Required work: Pictures in the data should be dropped; transcribe exactly the lines from the one that has "What Plotly code" through the one that has "return (B - yp) / H".

Rows from a dataset of charts and code:
○ ○ ○ ○ ○

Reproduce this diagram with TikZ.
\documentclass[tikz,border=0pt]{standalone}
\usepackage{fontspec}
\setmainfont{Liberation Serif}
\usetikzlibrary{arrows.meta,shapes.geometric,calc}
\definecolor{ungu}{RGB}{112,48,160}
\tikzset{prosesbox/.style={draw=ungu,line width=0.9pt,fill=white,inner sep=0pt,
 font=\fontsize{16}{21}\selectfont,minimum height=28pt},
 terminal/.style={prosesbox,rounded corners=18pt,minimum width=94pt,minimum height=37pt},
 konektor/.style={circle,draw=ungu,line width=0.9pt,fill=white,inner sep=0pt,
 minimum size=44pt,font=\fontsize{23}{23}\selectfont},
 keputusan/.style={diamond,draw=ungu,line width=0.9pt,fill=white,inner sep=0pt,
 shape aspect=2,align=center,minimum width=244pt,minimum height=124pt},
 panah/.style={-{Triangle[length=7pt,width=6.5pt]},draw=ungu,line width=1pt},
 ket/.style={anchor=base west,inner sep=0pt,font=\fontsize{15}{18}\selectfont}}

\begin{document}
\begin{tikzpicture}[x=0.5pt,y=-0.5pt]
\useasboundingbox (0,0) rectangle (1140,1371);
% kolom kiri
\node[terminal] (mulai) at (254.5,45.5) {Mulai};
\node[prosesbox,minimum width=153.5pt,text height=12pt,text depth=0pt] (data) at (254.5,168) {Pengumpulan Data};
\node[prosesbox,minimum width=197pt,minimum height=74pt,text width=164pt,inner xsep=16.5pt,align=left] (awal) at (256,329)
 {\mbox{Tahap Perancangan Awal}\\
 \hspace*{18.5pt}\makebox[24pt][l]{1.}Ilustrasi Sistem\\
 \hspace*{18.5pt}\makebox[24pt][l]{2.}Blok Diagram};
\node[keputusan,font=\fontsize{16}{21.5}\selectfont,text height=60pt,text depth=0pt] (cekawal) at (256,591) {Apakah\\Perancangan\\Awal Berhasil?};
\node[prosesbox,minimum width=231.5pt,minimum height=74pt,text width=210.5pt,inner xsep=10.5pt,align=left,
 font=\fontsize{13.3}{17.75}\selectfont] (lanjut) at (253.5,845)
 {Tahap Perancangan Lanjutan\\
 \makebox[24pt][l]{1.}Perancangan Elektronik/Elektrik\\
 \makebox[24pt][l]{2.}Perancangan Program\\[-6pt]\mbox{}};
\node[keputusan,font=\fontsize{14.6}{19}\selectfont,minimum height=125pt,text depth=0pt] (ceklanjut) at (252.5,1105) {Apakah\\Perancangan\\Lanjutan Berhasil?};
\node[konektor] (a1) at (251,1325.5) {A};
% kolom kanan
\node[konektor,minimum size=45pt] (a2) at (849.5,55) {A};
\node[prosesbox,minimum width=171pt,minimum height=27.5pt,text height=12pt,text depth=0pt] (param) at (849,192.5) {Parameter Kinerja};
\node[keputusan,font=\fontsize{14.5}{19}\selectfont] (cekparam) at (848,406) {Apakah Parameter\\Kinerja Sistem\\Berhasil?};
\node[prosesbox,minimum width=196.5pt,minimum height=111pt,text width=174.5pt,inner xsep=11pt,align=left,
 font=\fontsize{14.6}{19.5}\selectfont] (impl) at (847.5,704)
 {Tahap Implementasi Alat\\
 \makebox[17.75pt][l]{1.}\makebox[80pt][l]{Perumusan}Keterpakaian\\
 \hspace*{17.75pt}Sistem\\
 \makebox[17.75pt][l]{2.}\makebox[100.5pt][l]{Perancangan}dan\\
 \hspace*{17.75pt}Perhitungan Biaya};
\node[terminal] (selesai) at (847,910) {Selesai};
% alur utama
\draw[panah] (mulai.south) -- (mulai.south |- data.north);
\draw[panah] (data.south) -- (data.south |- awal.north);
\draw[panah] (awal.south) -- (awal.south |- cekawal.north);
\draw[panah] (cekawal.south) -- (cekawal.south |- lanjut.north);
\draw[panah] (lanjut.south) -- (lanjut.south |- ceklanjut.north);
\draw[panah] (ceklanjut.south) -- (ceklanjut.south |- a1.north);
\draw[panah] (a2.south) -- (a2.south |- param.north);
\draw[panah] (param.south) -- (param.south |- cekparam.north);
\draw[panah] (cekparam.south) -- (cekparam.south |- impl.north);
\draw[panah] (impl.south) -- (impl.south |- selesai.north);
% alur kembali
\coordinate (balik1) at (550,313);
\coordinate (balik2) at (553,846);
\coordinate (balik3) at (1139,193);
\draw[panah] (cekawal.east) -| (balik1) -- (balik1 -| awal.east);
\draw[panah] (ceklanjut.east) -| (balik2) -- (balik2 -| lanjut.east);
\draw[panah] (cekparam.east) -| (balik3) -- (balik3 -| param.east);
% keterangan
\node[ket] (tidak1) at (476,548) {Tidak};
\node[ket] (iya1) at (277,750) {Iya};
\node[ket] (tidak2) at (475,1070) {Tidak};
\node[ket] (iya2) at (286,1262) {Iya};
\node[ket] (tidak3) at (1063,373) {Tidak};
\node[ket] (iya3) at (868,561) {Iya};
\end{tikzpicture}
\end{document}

○ ○ ○ ○ ○

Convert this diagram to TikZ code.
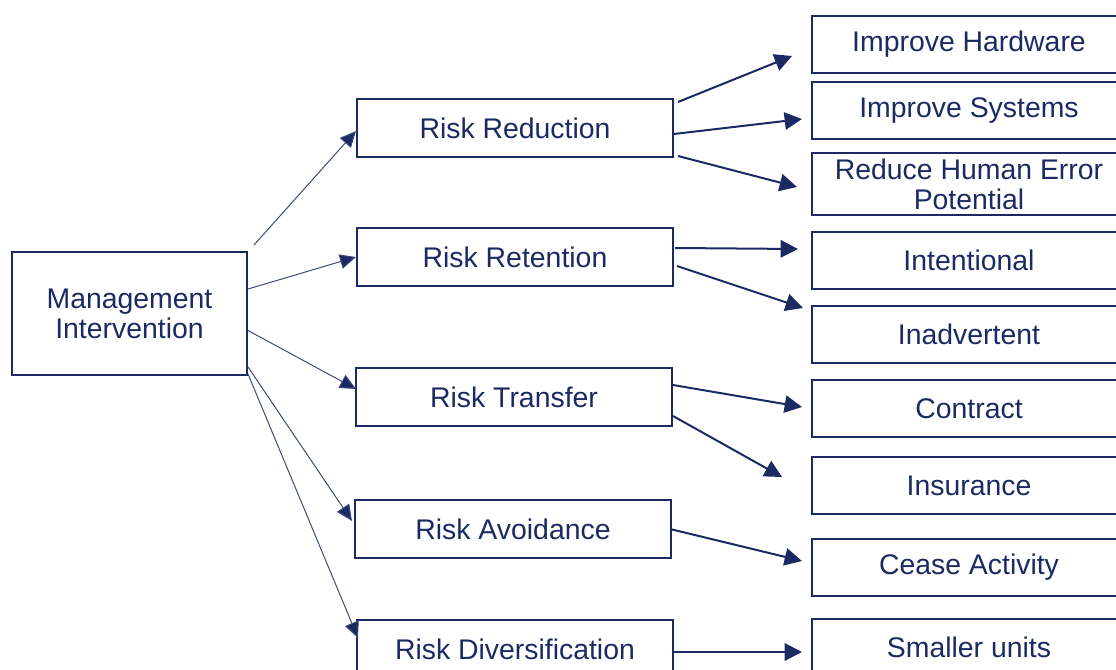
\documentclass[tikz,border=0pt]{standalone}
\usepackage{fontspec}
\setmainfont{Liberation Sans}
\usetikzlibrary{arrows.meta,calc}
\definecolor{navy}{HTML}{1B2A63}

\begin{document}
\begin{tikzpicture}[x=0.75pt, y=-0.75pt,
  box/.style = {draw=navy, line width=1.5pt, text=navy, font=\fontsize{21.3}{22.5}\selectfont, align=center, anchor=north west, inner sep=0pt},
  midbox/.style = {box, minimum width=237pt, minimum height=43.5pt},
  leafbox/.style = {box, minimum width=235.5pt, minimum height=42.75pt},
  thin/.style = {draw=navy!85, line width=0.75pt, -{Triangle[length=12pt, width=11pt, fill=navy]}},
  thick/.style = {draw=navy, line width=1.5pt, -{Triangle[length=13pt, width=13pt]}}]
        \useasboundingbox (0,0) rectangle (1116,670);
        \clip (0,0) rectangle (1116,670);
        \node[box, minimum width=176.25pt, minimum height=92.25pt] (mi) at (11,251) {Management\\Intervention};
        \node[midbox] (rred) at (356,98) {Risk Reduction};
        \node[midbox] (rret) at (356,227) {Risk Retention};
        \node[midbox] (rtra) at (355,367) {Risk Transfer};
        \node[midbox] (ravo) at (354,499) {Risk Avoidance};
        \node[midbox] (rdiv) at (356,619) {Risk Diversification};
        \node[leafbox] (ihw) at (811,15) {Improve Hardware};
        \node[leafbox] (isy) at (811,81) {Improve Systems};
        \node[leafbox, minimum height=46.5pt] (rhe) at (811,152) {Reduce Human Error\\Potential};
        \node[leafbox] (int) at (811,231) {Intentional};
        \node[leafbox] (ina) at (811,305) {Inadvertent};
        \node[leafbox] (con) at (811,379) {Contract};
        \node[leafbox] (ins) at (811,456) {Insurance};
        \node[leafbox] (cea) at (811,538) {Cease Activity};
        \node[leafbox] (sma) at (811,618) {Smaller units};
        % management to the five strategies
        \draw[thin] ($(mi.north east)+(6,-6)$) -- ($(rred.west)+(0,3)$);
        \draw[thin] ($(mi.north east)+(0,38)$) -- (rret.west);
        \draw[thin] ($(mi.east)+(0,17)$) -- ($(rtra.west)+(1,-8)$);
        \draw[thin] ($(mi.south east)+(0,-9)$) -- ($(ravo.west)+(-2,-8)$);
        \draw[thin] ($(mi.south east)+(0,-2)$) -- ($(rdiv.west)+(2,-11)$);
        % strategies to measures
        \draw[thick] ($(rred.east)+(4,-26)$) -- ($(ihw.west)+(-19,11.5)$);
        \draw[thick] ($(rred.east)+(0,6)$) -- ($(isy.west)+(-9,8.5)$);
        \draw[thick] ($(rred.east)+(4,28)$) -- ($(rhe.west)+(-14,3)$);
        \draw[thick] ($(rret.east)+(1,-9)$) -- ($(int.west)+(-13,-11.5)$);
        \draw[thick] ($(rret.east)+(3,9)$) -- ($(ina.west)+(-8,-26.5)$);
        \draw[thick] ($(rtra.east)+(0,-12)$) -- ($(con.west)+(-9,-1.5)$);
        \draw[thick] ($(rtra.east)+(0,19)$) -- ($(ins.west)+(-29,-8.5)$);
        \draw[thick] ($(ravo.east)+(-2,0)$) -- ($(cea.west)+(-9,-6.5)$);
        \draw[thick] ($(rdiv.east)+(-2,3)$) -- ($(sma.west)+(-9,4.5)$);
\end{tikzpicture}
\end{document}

○ ○ ○ ○ ○

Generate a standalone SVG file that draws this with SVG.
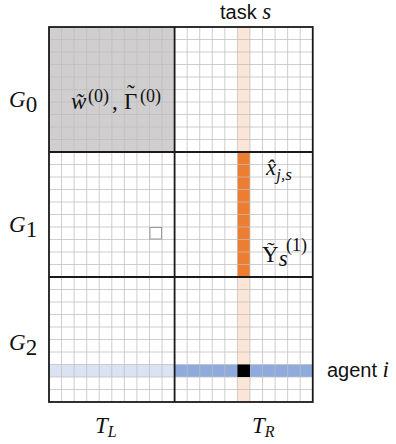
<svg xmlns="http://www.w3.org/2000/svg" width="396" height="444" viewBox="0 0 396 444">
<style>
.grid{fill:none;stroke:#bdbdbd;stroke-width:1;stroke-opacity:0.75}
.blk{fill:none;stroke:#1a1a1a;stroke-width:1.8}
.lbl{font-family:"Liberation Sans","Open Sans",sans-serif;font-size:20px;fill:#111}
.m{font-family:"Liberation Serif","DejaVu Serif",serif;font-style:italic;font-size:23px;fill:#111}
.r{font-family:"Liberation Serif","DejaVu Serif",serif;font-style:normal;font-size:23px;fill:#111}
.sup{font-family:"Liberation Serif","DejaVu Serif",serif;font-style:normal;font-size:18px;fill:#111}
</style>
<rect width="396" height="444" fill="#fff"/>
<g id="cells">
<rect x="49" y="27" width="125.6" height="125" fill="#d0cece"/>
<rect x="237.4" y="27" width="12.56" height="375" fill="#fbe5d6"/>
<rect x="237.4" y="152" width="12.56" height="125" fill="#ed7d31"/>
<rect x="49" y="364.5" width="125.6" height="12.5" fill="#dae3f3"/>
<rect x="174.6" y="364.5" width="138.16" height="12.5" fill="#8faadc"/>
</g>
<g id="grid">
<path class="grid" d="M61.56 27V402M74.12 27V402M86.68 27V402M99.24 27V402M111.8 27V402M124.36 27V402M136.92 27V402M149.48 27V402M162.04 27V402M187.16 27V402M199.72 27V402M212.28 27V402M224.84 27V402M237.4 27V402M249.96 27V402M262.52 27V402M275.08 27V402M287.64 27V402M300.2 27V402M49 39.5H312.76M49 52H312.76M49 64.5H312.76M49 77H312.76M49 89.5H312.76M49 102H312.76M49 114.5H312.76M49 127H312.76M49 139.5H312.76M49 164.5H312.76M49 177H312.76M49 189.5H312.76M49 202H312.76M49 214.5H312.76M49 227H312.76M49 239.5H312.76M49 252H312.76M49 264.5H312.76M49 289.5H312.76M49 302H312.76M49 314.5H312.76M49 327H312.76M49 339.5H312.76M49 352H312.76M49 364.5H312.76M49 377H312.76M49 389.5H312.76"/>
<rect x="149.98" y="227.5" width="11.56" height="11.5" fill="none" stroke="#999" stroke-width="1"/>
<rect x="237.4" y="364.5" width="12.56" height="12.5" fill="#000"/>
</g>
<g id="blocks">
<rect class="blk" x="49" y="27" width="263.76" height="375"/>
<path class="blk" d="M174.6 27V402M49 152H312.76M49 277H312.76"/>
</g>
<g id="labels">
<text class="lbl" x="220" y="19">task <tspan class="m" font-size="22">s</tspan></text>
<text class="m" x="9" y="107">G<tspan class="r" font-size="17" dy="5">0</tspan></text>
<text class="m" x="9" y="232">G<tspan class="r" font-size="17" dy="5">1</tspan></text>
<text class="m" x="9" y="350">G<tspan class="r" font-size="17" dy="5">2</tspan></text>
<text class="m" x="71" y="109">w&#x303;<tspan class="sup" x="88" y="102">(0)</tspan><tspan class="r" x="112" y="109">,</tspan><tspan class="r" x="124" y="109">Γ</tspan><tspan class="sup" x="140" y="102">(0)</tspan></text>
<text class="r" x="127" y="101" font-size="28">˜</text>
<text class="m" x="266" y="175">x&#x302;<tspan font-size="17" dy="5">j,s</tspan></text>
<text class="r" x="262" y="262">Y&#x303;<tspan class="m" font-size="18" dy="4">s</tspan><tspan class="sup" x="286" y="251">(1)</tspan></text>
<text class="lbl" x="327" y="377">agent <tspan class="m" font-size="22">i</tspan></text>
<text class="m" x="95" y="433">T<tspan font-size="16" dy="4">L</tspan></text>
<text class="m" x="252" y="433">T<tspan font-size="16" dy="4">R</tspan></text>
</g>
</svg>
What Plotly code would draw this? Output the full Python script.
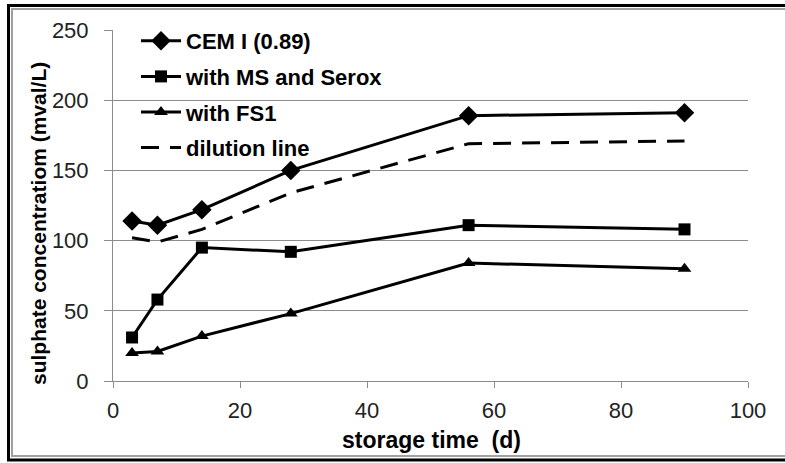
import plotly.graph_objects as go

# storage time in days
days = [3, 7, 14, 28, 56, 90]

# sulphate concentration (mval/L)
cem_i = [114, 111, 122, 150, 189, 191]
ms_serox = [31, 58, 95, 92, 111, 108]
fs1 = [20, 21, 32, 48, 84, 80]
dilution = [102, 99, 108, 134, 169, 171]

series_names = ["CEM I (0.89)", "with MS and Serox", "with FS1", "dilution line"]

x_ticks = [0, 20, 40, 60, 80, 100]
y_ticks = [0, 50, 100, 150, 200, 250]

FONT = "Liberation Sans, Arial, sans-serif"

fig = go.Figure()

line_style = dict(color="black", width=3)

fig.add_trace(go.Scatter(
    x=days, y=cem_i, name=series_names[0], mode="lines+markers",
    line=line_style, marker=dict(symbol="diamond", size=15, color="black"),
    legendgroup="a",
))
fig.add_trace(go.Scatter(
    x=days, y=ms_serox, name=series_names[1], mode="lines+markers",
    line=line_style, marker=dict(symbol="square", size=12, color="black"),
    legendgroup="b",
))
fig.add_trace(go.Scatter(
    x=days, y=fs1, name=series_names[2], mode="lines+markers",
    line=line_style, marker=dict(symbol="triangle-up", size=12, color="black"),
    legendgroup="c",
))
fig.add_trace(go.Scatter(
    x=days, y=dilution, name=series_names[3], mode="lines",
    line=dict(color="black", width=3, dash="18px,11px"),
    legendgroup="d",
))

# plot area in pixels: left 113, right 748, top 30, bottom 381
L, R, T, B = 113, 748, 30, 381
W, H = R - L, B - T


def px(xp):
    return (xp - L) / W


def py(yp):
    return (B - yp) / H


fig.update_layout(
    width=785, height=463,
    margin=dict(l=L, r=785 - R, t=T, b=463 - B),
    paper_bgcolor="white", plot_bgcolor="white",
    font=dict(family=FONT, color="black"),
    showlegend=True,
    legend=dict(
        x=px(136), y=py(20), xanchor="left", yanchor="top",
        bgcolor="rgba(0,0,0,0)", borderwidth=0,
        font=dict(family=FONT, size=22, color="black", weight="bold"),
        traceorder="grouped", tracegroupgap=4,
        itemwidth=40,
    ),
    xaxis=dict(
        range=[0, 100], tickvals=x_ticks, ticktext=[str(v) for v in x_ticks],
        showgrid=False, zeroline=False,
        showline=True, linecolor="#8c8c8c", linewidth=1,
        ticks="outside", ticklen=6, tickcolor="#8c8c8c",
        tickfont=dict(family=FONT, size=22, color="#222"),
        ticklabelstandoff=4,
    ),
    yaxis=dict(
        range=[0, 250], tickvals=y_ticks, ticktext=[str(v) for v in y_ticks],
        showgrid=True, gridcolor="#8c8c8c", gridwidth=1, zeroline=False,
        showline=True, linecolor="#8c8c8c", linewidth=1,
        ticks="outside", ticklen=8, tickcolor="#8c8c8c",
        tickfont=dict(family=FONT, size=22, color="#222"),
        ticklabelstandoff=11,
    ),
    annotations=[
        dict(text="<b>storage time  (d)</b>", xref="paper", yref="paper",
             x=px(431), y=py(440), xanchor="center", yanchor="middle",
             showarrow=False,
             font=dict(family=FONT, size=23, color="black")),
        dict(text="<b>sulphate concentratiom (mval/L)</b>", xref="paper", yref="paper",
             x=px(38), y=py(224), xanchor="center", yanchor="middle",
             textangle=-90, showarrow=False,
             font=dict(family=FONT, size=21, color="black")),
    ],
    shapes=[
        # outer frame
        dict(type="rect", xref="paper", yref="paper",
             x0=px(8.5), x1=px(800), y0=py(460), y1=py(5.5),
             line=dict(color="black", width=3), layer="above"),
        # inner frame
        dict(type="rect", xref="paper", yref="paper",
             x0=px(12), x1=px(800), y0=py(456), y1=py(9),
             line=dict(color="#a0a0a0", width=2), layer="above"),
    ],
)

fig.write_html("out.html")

○ ○ ○ ○ ○

Response:
What Plotly code would draw this? Output the full Python script.
import plotly.graph_objects as go

# storage time in days
days = [3, 7, 14, 28, 56, 90]

# sulphate concentration (mval/L)
cem_i = [114, 111, 122, 150, 189, 191]
ms_serox = [31, 58, 95, 92, 111, 108]
fs1 = [20, 21, 32, 48, 84, 80]
dilution = [102, 99, 108, 134, 169, 171]

series_names = ["CEM I (0.89)", "with MS and Serox", "with FS1", "dilution line"]

x_ticks = [0, 20, 40, 60, 80, 100]
y_ticks = [0, 50, 100, 150, 200, 250]

FONT = "Liberation Sans, Arial, sans-serif"

fig = go.Figure()

line_style = dict(color="black", width=3)

fig.add_trace(go.Scatter(
    x=days, y=cem_i, name=series_names[0], mode="lines+markers",
    line=line_style, marker=dict(symbol="diamond", size=15, color="black"),
    legendgroup="a",
))
fig.add_trace(go.Scatter(
    x=days, y=ms_serox, name=series_names[1], mode="lines+markers",
    line=line_style, marker=dict(symbol="square", size=12, color="black"),
    legendgroup="b",
))
fig.add_trace(go.Scatter(
    x=days, y=fs1, name=series_names[2], mode="lines+markers",
    line=line_style, marker=dict(symbol="triangle-up", size=12, color="black"),
    legendgroup="c",
))
fig.add_trace(go.Scatter(
    x=days, y=dilution, name=series_names[3], mode="lines",
    line=dict(color="black", width=3, dash="18px,11px"),
    legendgroup="d",
))

# plot area in pixels: left 113, right 748, top 30, bottom 381
L, R, T, B = 113, 748, 30, 381
W, H = R - L, B - T


def px(xp):
    return (xp - L) / W


def py(yp):
    return (B - yp) / H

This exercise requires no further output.